Starring: Tôru Emori, Yoshiaki Umegaki, Aya Okamoto
Director: Satoshi Kon
Running Time: 92 mins
Tokyo Godfathers is a Japanese film about four homeless people who find an abandoned baby in the trash on Christmas Eve, and so set about finding the child’s parents in the intense metropolis of Tokyo.
In a genre that’s full of cheesy clichés, it’s brilliant to see a film like Tokyo Godfathers take on Christmas in such a unique way. Directed by the man who brought you the likes of Perfect Blue and Paprika, it’s quite a dark and often intense watch, but it actually manages to feel like a Christmas film, featuring some incredibly touching moments about family and community spirit, whilst also impressing with its beautiful animation throughout.
The main reason that I found this film so engrossing and memorable was because of its impressive emotional power. The dark and often ruthless atmosphere that surrounds these three clearly kind-hearted homeless people struggling their way through the city is pretty heavy-going, but what that does is give you an incredibly strong connection to them as more than just the film’s protagonists.
Satoshi Kon does a brilliant job at subverting expectations throughout the film, turning people who you wouldn’t expect into being truly wonderful, and that makes for some wonderfully touching moments. The film’s heavy and gritty vibe mean they’re not exceptionally heartwarming, but the breaks for a tender and emotional look at the ideas of family and community spirit are really beautiful, and do a far better job than most Christmas movies at making you care for the fate of the main characters.
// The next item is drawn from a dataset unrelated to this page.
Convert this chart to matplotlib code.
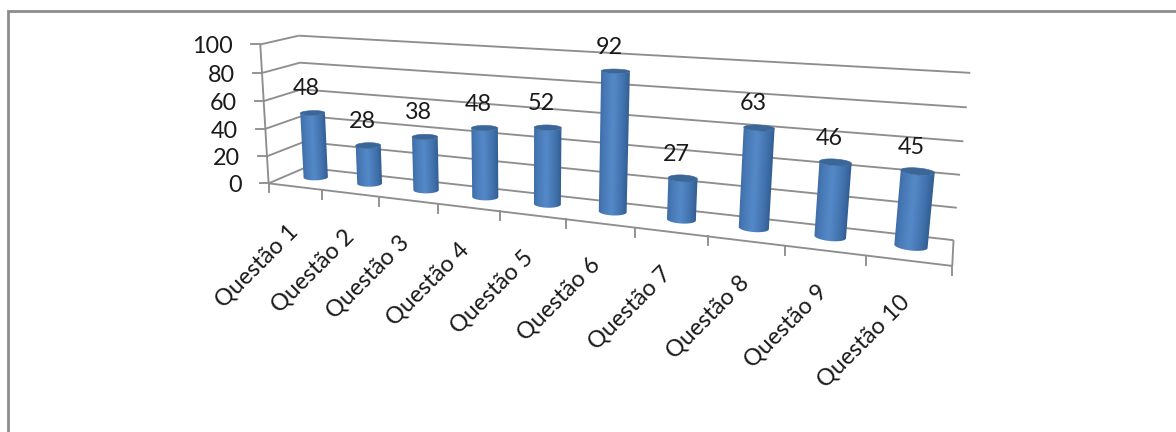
import numpy as np
import matplotlib
matplotlib.use("Agg")
import matplotlib.pyplot as plt
from matplotlib.colors import LinearSegmentedColormap
from matplotlib.patches import Polygon

categories = ["Questão 1", "Questão 2", "Questão 3", "Questão 4", "Questão 5",
              "Questão 6", "Questão 7", "Questão 8", "Questão 9", "Questão 10"]
values = [48, 28, 38, 48, 52, 92, 27, 63, 46, 45]
value_ticks = [0, 20, 40, 60, 80, 100]

WIDTH, HEIGHT = 1176, 432
GRID = "#8e8e8e"
TEXT = "#1a1a1a"
FONT = "Lato"
FONT_SIZE = 16.8

# Camera calibration: box corners (category, depth, value) and where they land on the canvas.
box_corners = np.array([
    (0, 0, 0), (0, 1, 0), (0, 0, 100), (0, 1, 100),
    (10, 1, 0), (10, 1, 100), (10, 0, 0),
], float)
canvas_corners = np.array([
    (272, 183), (302, 168), (257, 44), (302, 36),
    (954, 239), (970, 73), (952, 267),
], float)


def fit_camera(world, screen):
    rows, rhs = [], []
    for (a, b, c), (x, y) in zip(world, screen):
        rows.append([a, b, c, 1, 0, 0, 0, 0, -x * a, -x * b, -x * c])
        rhs.append(x)
        rows.append([0, 0, 0, 0, a, b, c, 1, -y * a, -y * b, -y * c])
        rhs.append(y)
    solution = np.linalg.lstsq(np.array(rows), np.array(rhs), rcond=None)[0]
    return np.append(solution, 1.0).reshape(3, 4)


CAMERA = fit_camera(box_corners, canvas_corners)


def project(u, w, z):
    u, w, z = np.broadcast_arrays(u, w, z)
    pts = np.stack([u, w, z, np.ones_like(u, dtype=float)], axis=-1) @ CAMERA.T
    return pts[..., :2] / pts[..., 2:]


fig = plt.figure(figsize=(WIDTH / 100, HEIGHT / 100), dpi=100)
ax = fig.add_axes([0, 0, 1, 1])
ax.axis("off")

# Outer chart frame: open towards the right and bottom edges of the canvas.
ax.plot([8, 8, WIDTH + 5], [HEIGHT + 5, 11, 11], color="#8c8c8c", lw=2.0,
        solid_joinstyle="miter", zorder=1)


def seg(a, b, lw=1.35, z=2):
    p = project(*np.array([a, b], float).T)
    ax.plot(p[:, 0], p[:, 1], color=GRID, lw=lw, solid_capstyle="butt", zorder=z)


# Walls, floor edges and ticks of the 3-D box.
for v in value_ticks:
    corner = (0, 1, v)
    seg((0, 0, v), corner)
    seg(corner, (10, 1, v))
    x, y = project(0, 0, v)
    ax.plot([x - 9, x], [y, y], color=GRID, lw=1.35, zorder=2)
    ax.text(x - 27, y + 2.5, str(v), ha="right", va="center", fontsize=FONT_SIZE,
            family=FONT, color=TEXT, zorder=5)
seg((0, 0, 0), (0, 0, 100))
seg((0, 0, 0), (10, 0, 0))
seg((10, 0, 0), (10, 1, 0))
for i in range(len(categories) + 1):
    x, y = project(i, 0, 0)
    ax.plot([x, x], [y, y + 9], color=GRID, lw=1.35, zorder=2)

shade = LinearSegmentedColormap.from_list(
    "cylinder", [(0, "#3f6ea8"), (0.12, "#4778b5"), (0.45, "#5489c8"),
                 (0.8, "#4272ad"), (1, "#335f94")])

RADIUS_U, RADIUS_W = 0.2, 0.17
DEPTH_CENTER = 0.56
theta = np.linspace(0, 2 * np.pi, 241)[:-1]
OVERSAMPLE = 3


def ring(i, z):
    return project(i + 0.5 + RADIUS_U * np.cos(theta),
                   DEPTH_CENTER + RADIUS_W * np.sin(theta), z)


for i, val in enumerate(values):
    low, high = ring(i, 0), ring(i, val)
    # Visible wall: the front arc between the leftmost and rightmost points of the base.
    left, right = np.argmin(low[:, 0]), np.argmax(low[:, 0])
    stop = right + len(theta) if left > right else right
    arc = np.arange(left, stop + 1) % len(theta)
    outline = np.vstack([low[arc], high[arc][::-1]])

    # Horizontal shading follows the slant of the cylinder's two side edges.
    x0, x1 = np.floor(outline[:, 0].min()) - 2, np.ceil(outline[:, 0].max()) + 2
    y0, y1 = np.floor(outline[:, 1].min()) - 2, np.ceil(outline[:, 1].max()) + 2
    xs = np.linspace(x0, x1, int(x1 - x0) * OVERSAMPLE)
    ys = np.linspace(y0, y1, int(y1 - y0) * OVERSAMPLE)
    gx, gy = np.meshgrid(xs, ys)
    frac = (gy - low[left, 1]) / (high[left, 1] - low[left, 1])
    edge_l = low[left, 0] + frac * (high[left, 0] - low[left, 0])
    edge_r = low[right, 0] + frac * (high[right, 0] - low[right, 0])
    wall = shade(np.clip((gx - edge_l) / (edge_r - edge_l), 0, 1))
    image = ax.imshow(wall, extent=(x0, x1, y1, y0), origin="upper", aspect="auto",
                      interpolation="bilinear", zorder=3)
    image.set_clip_path(Polygon(outline, closed=True, transform=ax.transData))

    ax.add_patch(Polygon(high, closed=True, facecolor="#3a6698", edgecolor="#3a6698",
                         lw=0.4, zorder=4))
    cx, cy = project(i + 0.5, DEPTH_CENTER, val)
    ax.text(cx - 6, cy - 24, str(val), ha="center", va="center", fontsize=FONT_SIZE,
            family=FONT, color=TEXT, zorder=5)

ax.set_xlim(0, WIDTH)
ax.set_ylim(HEIGHT, 0)

# Slanted category labels, centred at an offset from each slot on the front edge.
label_dx = [-38, -38, -40, -41, -41, -41, -41, -38, -39, -45]
label_dy = [80, 78, 77, 77, 77, 76, 76, 76, 76, 81]
for i, name in enumerate(categories):
    x, y = project(i + 0.5, 0, 0)
    ax.text(x + label_dx[i], y + label_dy[i], name, rotation=45, ha="center", va="center",
            fontsize=FONT_SIZE, family=FONT, color=TEXT, zorder=5)

fig.savefig("out.png", dpi=100, facecolor="white")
Beyond the emotions, however, the plot here is also fantastic. Seemingly simple at first, the various obstacles that the leading trio have to overcome in order to achieve their goal are wide-ranging and always unpredictable. The portrayal of Tokyo city as quite a harsh and unforgiving metropolis is fascinating to watch, and reinforces the struggle of the lead characters in both their lives and their current mission, all building well throughout the film, something that makes for an extra powerful, and even shocking, finale.
Let’s talk about Satoshi Kon’s directing for a moment. His most renowned films are known for being mind-bending, intense and incredibly complex. With non-linear narratives that often blur the line between reality and dreams, some of his films are almost inaccessible.
However, that’s not the case with Tokyo Godfathers. Whilst it is without a doubt an intelligent and often heavy-going film, its numerous moments of hope, coupled with the fact that it follows a very linear structure that still manages to surprise you, means that it’s a lot easier and more enjoyable to watch than a lot of his other movies. It may not be as innovative, but it does a brilliant job of taking the Christmas genre to somewhere we haven’t seen before, yet retaining a strong festive feel.
Overall, I have to say that I really loved Tokyo Godfathers. Often gritty and intense, it’s an incredibly moving and touching film that’s a real treat to watch. It’s darker than your average Christmas movie, but it’s not one that will beat the festive spirit out of you, and its comparably more accessible direction means that it can be a real joy for both anime die-hards and casual Christmas moviegoers alike, which is why I’m giving it an 8.0.